A ideia do lyric vídeo partiu do diretor Ricardo Silveira,
amigo brasileiro da banda que, ao lado de Tomás Brice, acompanhou e documentou
toda a estadia da PAUS em São Paulo.
"O vídeo é quase que uma imagem direta daquilo que
experienciamos todos os dias no nosso percurso entre o hotel e a Red Bull Music
Studios. Aprovamos logo de primeira, tal foi a identificação de todos com as
imagens", conta Hélio.
Logo em seguida, vem Fora de Pé, em parceria com Maria
Beraldo. A artista conta, inclusive, que o convite da banda surgiu justamente
quando ela se preparava para apresentar a primeira turnê da CAVALA em Portugal:
"estive em íntimo contato com seu
país antes de conhecer a banda pessoalmente. Fora essa sincronicidade foi um
prazer conhecer e colaborar no trabalho desses músicos que têm uma vasta
história e importante contribuição dentro da música experimental. Senti que
eles estão com sede de Brasil, muito interessados por tudo que se passa na
música brasileira e isso tornou a troca muito rica. Na faixa da qual participei
cantei um pouco e conectei meus gritos com meus clarinetes sob uma
instrumentação de camadas da música que os Paus me apresentaram. Criamos uma
atmosfera. A atmosfera desse encontro. Que venham mais!", lembra Maria.

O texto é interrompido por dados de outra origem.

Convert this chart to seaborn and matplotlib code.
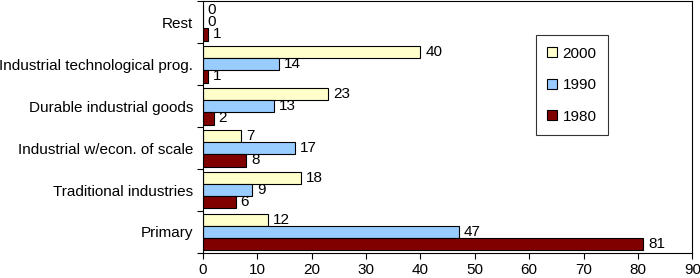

Memória Afetiva Descolonizada é o nome da terceira música do
EP, em parceria com o Edgar. Sobre a música, o rapper brasileiro, escreveu:
"Eu adorei participar do projeto da banda PAUS. Por ser
um um afro descendente com mescla de sangue nativo nascido no Brasil atual,
construindo uma ponte entre o passado e o presente, projetando um afro
futurismo pra além dos termos usados em aprisionamento de classes artísticas,
participar do disco foi relembrar toda história da chegada dos portugueses nas
terras em que meus ancestrais viviam. Além disso, pude reparar nos vícios de
linguagem que ainda estão implantados no nosso vocabulário, todo déficit de
atenção às nossas próprias raízes, o
preconceito e o espírito colonizador que ainda caminha pelas ruas do Brasil
vestindo verde e amarelo, o fascismo escondido sob a epiderme de milhares de
pessoas desinformadas e felizes em estar jogando nossas conquistas de política social num abismo, todo resquício de
escravidão, ao machismo estrutural e a decadência do futebol.
Escutar música africana, comer comida árabe e se vestir com
roupas e acessórios feitos na Ásia, trazendo uma união sincera de quem tem um
histórico de opressor e quem tem
memórias de um oprimido, trocando os lugares de fala por de escuta, e se
permitindo ressignificar os traumas sofridos diariamente, interconectados com
toda história defasada de conquista e descobrimento do Brasil. Fazendo todas as
pessoas nascidas aqui se considerarem mais europeus do que latino americanos.
No momento em que estamos, uma banda portuguesa servir de
base e ouvidos para uma garganta e boca brasileira que grita por existência e o
resgate da sua ancestralidade é um olhar de empatia necessária e obviamente
culturalmente urgente. Minha felicidade em ter participado é afirmar minha
sensação de que não é um favor e, sim, um pagamento de dívida. É o mínimo.
Sabe? Os brasileiros sempre subestimados e tratados como objetos de
intelecto doméstico para quem os vê de
fora. Eu preferiria um milhão de vezes saber falar tupi Guarani ou iorubá do
que ter crescido falando português.
Por fim, Perdidos em SP, fecha o EP. A faixa instrumental
cai como uma luva após do desabafo de Edgar.